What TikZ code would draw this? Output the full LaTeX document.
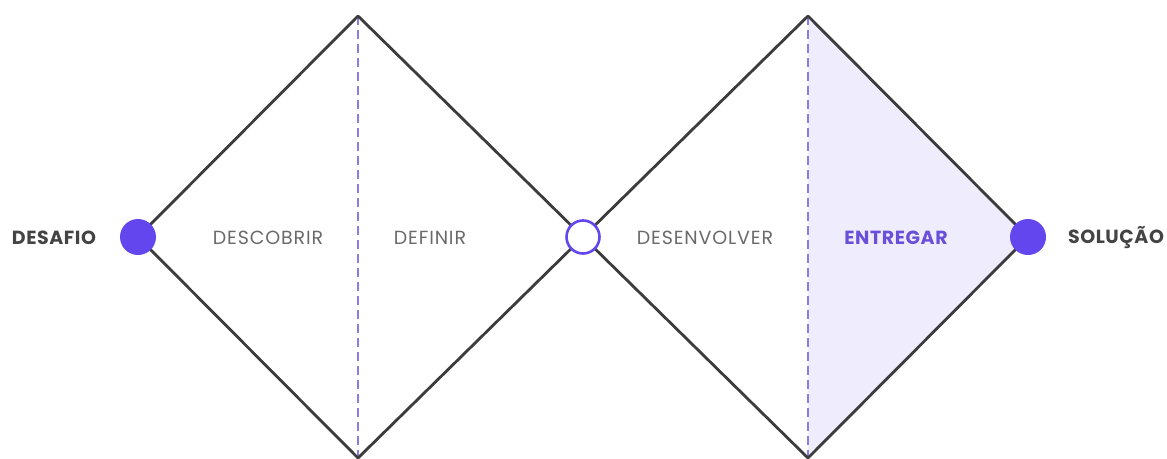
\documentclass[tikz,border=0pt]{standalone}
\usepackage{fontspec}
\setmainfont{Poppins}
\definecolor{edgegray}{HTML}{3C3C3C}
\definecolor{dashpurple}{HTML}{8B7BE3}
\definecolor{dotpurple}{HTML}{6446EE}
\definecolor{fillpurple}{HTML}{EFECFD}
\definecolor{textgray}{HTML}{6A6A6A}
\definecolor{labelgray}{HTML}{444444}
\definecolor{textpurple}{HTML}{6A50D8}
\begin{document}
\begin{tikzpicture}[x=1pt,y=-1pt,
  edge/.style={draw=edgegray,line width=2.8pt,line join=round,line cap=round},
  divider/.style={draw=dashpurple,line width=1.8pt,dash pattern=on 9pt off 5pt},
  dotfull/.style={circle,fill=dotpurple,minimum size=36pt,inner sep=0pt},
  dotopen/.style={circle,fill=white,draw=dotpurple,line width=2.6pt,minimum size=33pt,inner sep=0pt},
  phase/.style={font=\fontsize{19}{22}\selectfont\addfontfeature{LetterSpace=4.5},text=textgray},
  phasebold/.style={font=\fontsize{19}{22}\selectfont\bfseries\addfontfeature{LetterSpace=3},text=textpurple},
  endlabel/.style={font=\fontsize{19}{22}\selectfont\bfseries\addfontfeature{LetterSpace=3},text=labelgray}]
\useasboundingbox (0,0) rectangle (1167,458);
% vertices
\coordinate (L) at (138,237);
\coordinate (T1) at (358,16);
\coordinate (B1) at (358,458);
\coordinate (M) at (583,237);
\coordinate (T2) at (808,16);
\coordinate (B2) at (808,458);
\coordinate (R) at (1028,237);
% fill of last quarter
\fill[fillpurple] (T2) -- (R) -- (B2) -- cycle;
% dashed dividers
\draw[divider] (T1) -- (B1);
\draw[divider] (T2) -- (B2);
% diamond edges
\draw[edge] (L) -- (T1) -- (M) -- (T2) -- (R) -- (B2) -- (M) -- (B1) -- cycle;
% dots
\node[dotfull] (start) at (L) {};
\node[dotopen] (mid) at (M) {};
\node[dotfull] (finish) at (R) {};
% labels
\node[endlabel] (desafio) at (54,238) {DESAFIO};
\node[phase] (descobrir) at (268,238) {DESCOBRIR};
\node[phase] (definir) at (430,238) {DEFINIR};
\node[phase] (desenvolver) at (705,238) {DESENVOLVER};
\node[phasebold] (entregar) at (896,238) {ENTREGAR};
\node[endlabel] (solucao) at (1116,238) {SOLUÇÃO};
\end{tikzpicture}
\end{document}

**Written problem**
Reproduce the listing exactly. Leave its pictures out.

**Task output**
What TikZ code would draw this? Output the full LaTeX document.
\documentclass[tikz,border=0pt]{standalone}
\usepackage{fontspec}
\setmainfont{Poppins}
\definecolor{edgegray}{HTML}{3C3C3C}
\definecolor{dashpurple}{HTML}{8B7BE3}
\definecolor{dotpurple}{HTML}{6446EE}
\definecolor{fillpurple}{HTML}{EFECFD}
\definecolor{textgray}{HTML}{6A6A6A}
\definecolor{labelgray}{HTML}{444444}
\definecolor{textpurple}{HTML}{6A50D8}
\begin{document}
\begin{tikzpicture}[x=1pt,y=-1pt,
  edge/.style={draw=edgegray,line width=2.8pt,line join=round,line cap=round},
  divider/.style={draw=dashpurple,line width=1.8pt,dash pattern=on 9pt off 5pt},
  dotfull/.style={circle,fill=dotpurple,minimum size=36pt,inner sep=0pt},
  dotopen/.style={circle,fill=white,draw=dotpurple,line width=2.6pt,minimum size=33pt,inner sep=0pt},
  phase/.style={font=\fontsize{19}{22}\selectfont\addfontfeature{LetterSpace=4.5},text=textgray},
  phasebold/.style={font=\fontsize{19}{22}\selectfont\bfseries\addfontfeature{LetterSpace=3},text=textpurple},
  endlabel/.style={font=\fontsize{19}{22}\selectfont\bfseries\addfontfeature{LetterSpace=3},text=labelgray}]
\useasboundingbox (0,0) rectangle (1167,458);
% vertices
\coordinate (L) at (138,237);
\coordinate (T1) at (358,16);
\coordinate (B1) at (358,458);
\coordinate (M) at (583,237);
\coordinate (T2) at (808,16);
\coordinate (B2) at (808,458);
\coordinate (R) at (1028,237);
% fill of last quarter
\fill[fillpurple] (T2) -- (R) -- (B2) -- cycle;
% dashed dividers
\draw[divider] (T1) -- (B1);
\draw[divider] (T2) -- (B2);
% diamond edges
\draw[edge] (L) -- (T1) -- (M) -- (T2) -- (R) -- (B2) -- (M) -- (B1) -- cycle;
% dots
\node[dotfull] (start) at (L) {};
\node[dotopen] (mid) at (M) {};
\node[dotfull] (finish) at (R) {};
% labels
\node[endlabel] (desafio) at (54,238) {DESAFIO};
\node[phase] (descobrir) at (268,238) {DESCOBRIR};
\node[phase] (definir) at (430,238) {DEFINIR};
\node[phase] (desenvolver) at (705,238) {DESENVOLVER};
\node[phasebold] (entregar) at (896,238) {ENTREGAR};
\node[endlabel] (solucao) at (1116,238) {SOLUÇÃO};
\end{tikzpicture}
\end{document}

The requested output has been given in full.